Second, what is f a and f b, or fa and fb? So f is a ‘context’, and f a (or fa, note: I will drop writing fa with no space between them from here on) represents the value a in this context. That’s fine if you’re not doing functional JavaScript programming. If you do, then the term ‘context’ can also becoming very confusing very quickly because in JavaScript the term ‘context’ also has another meaning. So when you see f a, think of it as a ‘box’ that contains the value a. You can also substitute ‘wrapper’ or ‘container’ for ‘box’. You can still call it a ‘context of a’ as long as you don’t mix up with the context in JavaScript.

Finally, here’s the meaning of the functor‘s type signature.

fmap says: give me a function that takes an a and returns a b, and a box that contains a, and I’ll return a box that contains b.

Alternatively, fmap says: give me a function that takes an a and returns a b, and an f of a, and I’ll return an f of b.

Now that we understand how to read type signature, let’s take a look at the type signature of another function, say add in Ramda. Its type signature is

add :: Number -> Number -> Number

If you’re reading with me right now, Ramda docs clearly says:

Number a 
The first value

Number b
The second value

Returns Number
The result of a+b

Adds 2 numbers (or strings). Equivalent to a + b but curried.

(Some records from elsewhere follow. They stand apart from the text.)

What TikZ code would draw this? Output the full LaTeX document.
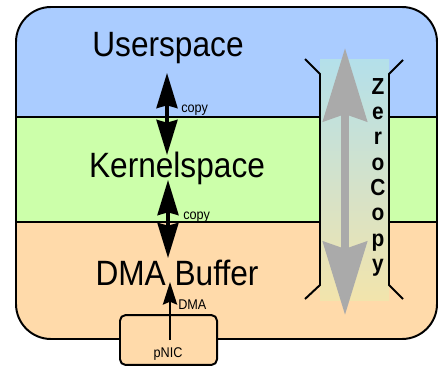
\documentclass[tikz,border=0pt]{standalone}
\usepackage{fontspec}
\setmainfont{Liberation Sans}[FakeStretch=0.9]
\usetikzlibrary{arrows.meta}

\definecolor{userblue}{RGB}{170,204,255}
\definecolor{kernelgreen}{RGB}{204,255,170}
\definecolor{dmaorange}{RGB}{255,218,170}
\definecolor{zcgray}{RGB}{170,170,170}
\definecolor{zctopc}{RGB}{180,224,234}
\definecolor{zcmidc}{RGB}{202,246,176}
\definecolor{zcbotc}{RGB}{242,228,172}

\begin{document}
\begin{tikzpicture}[x=0.025cm, y=-0.025cm, line join=round,
  layer/.style={font=\fontsize{25}{25}\selectfont, anchor=base, inner sep=0pt},
  small/.style={font=\fontsize{10}{10}\selectfont, anchor=base west, inner sep=0pt},
  letters/.style={font={\fontsize{16.5}{18}\selectfont\bfseries}, align=center, anchor=north, inner sep=0pt},
  frame/.style={line width=1.4pt},
  copyarrow/.style={{Stealth[length=25pt,width=15pt,inset=2pt]}-{Stealth[length=25pt,width=15pt,inset=2pt]}, line width=2.2pt},
  dmaarrow/.style={-{Stealth[length=16pt,width=10pt,inset=2pt]}, line width=2pt},
  zcarrow/.style={{Stealth[length=52pt,width=31pt,inset=5pt]}-{Stealth[length=52pt,width=31pt,inset=5pt]}, line width=5.7pt, draw=zcgray}]
\useasboundingbox (0,0) rectangle (438,367);
% bands
\begin{scope}
\clip[rounded corners=0.875cm] (16,7) rectangle (437,339);
\fill[userblue] (0,0) rectangle (438,117);
\fill[kernelgreen] (0,117) rectangle (438,222);
\fill[dmaorange] (0,222) rectangle (438,340);
\shade[top color=zctopc, middle color=zcmidc, bottom color=zcbotc] (320,60) rectangle (389,300);
\end{scope}
\draw[frame] (16,117) -- (320,117) (389,117) -- (437,117);
\draw[frame] (16,222) -- (320,222) (389,222) -- (437,222);
\draw[frame, rounded corners=0.875cm] (16,7) rectangle (437,339);
% zero copy
\coordinate (zctop) at (345,48);
\coordinate (zcbot) at (345,315);
\draw[zcarrow] (zctop) -- (zcbot);
\draw[frame] (305,59) -- (320,74) -- (320,285) -- (305,299);
\draw[frame] (403,60) -- (389,74) -- (389,285) -- (403,299);
\node[letters] (zerocopy) at (378,78) {Z\\e\\r\\o\\C\\o\\p\\y};
% layers
\node[layer] (user) at (168,57) {Userspace};
\node[layer] (kernel) at (177,177) {Kernelspace};
\node[layer] (dmabuf) at (177,285) {DMA Buffer};
\coordinate (c1a) at (167,73);
\coordinate (c1b) at (167,155);
\coordinate (c2a) at (168,180);
\coordinate (c2b) at (168,258);
\draw[copyarrow] (c1a) -- (c1b);
\draw[copyarrow] (c2a) -- (c2b);
\node[small] (copyA) at (181,112) {copy};
\node[small] (copyB) at (183,219) {copy};
% nic
\node[frame, draw, fill=dmaorange, rounded corners=4pt, minimum width=69pt, minimum height=35.5pt] (pnic) at (168.5,340) {};
\node[small, anchor=base] (pniclabel) at (168,357) {pNIC};
\coordinate (dmatip) at (170,282);
\draw[dmaarrow] (pnic.center -| dmatip) -- (dmatip);
\node[small] (dmalabel) at (178,309) {DMA};
\end{tikzpicture}
\end{document}
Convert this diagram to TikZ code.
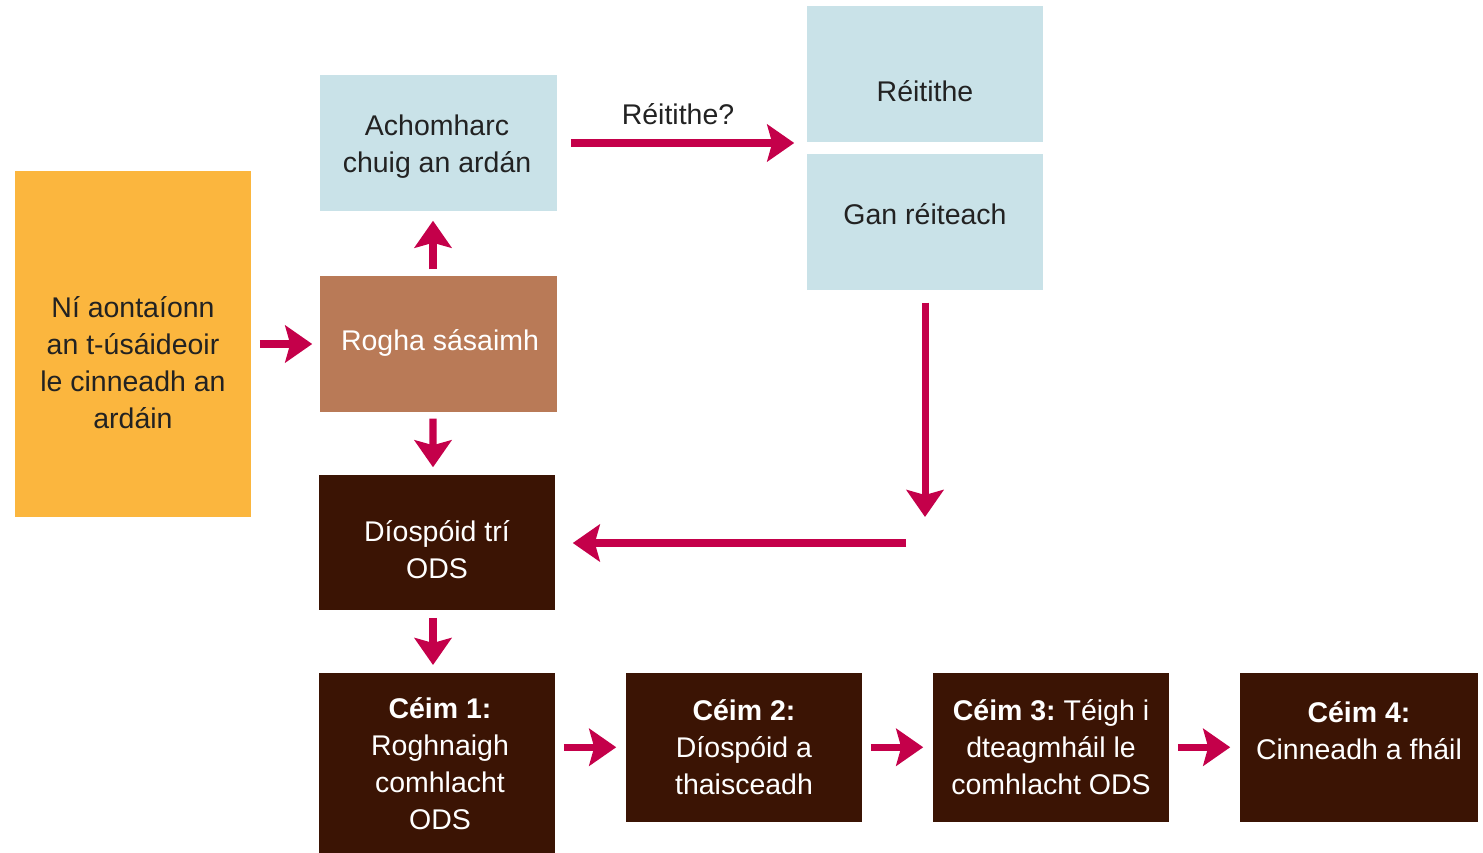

WT…? Actually, it makes sense. Once the function add is curried, it becomes a series of unary functions. Unary functions are functions that take only 1 input.

So add actually says: Give me a number, I’ll return a function that waits for a number, and when you supply another number, I’ll return a number (which is the sum of 2 supplied numbers)

So if now we want to write a function called add10 by supplying 10 as the first argument to add as follow

var add10 = add(10)

We can document our add10 function as

add10 :: Number -> Number

Hope that makes sense.